* Work to do
The material below holds a span beginning at the line with "Recreate this image" and ending at the line with "from bokeh.core.properties import value". Quote that span exactly, both ends included, and only that span.

* Given data
+-------+
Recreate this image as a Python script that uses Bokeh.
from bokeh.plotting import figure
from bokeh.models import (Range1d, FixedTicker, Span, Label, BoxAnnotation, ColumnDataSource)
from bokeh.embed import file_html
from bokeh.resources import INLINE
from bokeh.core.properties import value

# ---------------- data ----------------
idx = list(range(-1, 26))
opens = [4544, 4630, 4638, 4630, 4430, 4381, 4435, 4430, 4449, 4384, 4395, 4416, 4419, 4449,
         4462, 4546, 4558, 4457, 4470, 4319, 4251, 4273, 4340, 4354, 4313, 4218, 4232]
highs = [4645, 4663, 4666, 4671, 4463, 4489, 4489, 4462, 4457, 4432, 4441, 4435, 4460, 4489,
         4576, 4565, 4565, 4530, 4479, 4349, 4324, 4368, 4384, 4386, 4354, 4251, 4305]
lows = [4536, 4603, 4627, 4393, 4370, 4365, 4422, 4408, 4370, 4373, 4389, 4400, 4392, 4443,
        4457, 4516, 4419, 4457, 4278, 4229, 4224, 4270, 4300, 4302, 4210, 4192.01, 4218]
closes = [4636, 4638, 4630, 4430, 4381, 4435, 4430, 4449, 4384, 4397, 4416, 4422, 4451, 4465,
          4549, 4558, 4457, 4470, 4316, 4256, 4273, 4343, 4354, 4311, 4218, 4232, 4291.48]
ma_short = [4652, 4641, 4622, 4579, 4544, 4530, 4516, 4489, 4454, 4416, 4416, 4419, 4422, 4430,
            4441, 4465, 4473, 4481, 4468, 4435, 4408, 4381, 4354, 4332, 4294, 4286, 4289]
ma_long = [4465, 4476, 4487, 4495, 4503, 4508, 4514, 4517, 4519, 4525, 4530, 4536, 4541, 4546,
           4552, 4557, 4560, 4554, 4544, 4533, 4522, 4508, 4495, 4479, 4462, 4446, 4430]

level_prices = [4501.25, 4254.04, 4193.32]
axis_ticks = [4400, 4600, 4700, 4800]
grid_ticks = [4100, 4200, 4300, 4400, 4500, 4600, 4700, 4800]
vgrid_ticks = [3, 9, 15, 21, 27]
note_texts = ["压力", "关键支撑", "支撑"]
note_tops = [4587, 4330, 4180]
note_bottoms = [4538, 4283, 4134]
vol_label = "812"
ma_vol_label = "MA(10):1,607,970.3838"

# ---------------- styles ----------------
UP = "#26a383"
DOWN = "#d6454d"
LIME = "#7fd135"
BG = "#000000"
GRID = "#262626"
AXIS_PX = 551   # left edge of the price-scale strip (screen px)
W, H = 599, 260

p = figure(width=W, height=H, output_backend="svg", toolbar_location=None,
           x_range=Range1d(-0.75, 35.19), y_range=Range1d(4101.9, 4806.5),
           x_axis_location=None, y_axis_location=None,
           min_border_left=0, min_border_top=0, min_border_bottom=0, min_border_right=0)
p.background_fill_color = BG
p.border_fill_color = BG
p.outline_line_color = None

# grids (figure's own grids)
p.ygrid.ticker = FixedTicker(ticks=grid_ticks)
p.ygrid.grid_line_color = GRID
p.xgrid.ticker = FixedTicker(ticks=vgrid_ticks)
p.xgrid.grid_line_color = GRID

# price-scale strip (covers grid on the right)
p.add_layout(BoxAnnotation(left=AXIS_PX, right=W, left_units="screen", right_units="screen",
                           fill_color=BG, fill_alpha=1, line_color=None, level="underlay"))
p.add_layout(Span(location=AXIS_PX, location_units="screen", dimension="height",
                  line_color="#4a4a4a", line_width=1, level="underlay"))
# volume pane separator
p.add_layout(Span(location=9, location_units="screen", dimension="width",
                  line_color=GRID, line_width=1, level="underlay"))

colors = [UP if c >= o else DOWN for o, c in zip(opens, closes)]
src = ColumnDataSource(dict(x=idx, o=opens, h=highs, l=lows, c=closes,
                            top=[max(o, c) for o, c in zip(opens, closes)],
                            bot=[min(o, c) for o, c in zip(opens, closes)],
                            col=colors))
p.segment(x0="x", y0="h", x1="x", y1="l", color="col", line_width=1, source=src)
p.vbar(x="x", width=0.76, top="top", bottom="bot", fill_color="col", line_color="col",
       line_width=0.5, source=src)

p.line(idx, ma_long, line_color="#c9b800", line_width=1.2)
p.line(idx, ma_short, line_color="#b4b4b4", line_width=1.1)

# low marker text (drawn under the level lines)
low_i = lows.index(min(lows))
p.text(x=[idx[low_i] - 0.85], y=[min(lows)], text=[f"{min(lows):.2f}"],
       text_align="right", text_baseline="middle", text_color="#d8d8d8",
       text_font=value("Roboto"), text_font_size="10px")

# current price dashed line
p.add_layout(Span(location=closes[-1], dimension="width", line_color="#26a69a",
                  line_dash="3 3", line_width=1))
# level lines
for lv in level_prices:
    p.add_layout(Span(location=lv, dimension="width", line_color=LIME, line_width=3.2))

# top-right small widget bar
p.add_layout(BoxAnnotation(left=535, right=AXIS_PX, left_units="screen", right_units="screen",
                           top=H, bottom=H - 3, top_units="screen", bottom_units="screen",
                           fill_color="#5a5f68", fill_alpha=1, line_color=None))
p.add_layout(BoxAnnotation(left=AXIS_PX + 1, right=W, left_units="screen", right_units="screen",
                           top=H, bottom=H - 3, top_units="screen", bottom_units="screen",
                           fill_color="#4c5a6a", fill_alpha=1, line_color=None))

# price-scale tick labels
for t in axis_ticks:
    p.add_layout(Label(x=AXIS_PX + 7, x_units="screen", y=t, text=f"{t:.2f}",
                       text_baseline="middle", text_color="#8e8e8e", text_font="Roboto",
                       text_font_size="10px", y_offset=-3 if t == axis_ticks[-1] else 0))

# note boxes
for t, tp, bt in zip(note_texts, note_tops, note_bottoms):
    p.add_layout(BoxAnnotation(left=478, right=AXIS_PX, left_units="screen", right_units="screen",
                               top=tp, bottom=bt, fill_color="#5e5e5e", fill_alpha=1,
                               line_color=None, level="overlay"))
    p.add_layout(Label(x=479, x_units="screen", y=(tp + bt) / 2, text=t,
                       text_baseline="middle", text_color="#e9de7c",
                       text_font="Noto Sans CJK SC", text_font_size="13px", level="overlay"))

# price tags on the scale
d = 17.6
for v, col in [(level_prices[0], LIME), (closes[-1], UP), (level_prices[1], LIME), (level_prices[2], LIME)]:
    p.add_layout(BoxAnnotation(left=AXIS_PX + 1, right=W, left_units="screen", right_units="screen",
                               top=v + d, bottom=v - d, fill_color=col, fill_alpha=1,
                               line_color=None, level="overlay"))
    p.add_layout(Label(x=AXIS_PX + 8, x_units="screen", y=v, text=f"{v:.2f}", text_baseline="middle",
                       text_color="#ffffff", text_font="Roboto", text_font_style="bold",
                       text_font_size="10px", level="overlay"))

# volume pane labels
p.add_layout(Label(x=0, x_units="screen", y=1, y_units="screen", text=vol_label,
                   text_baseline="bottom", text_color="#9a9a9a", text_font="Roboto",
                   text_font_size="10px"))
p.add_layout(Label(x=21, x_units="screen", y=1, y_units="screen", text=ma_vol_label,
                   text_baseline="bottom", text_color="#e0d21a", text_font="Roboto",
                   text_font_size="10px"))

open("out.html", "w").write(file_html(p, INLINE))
+-------+
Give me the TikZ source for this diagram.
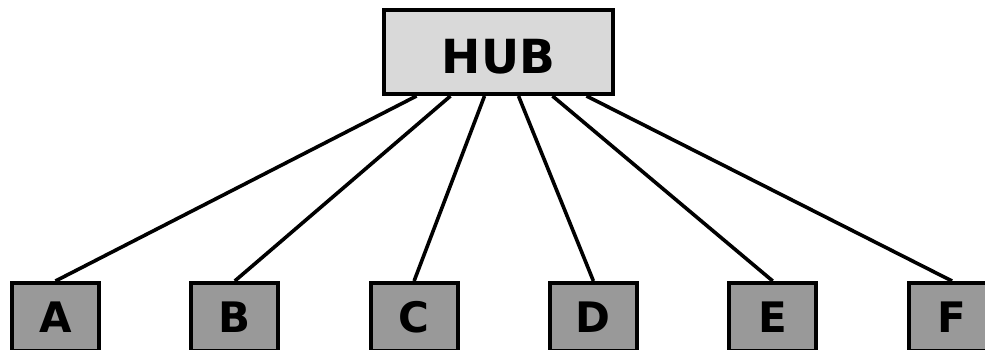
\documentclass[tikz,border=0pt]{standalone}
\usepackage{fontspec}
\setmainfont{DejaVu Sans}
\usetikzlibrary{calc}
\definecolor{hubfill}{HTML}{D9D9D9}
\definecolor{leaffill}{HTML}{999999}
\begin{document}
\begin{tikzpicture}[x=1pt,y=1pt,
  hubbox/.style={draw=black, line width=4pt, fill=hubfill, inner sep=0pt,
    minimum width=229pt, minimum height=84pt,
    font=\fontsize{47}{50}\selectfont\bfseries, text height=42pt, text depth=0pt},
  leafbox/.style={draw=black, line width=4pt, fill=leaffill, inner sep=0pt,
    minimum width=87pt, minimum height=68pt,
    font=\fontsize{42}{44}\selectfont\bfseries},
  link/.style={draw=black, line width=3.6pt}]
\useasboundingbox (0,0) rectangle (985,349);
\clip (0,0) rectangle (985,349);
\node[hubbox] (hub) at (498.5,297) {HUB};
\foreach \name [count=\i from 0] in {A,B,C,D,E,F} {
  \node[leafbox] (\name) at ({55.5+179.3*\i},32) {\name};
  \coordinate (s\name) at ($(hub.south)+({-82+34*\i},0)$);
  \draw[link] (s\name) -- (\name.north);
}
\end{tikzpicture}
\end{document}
+-------+
* Exercise output
Recreate this image as a Python script that uses Bokeh.
from bokeh.plotting import figure
from bokeh.models import (Range1d, FixedTicker, Span, Label, BoxAnnotation, ColumnDataSource)
from bokeh.embed import file_html
from bokeh.resources import INLINE
from bokeh.core.properties import value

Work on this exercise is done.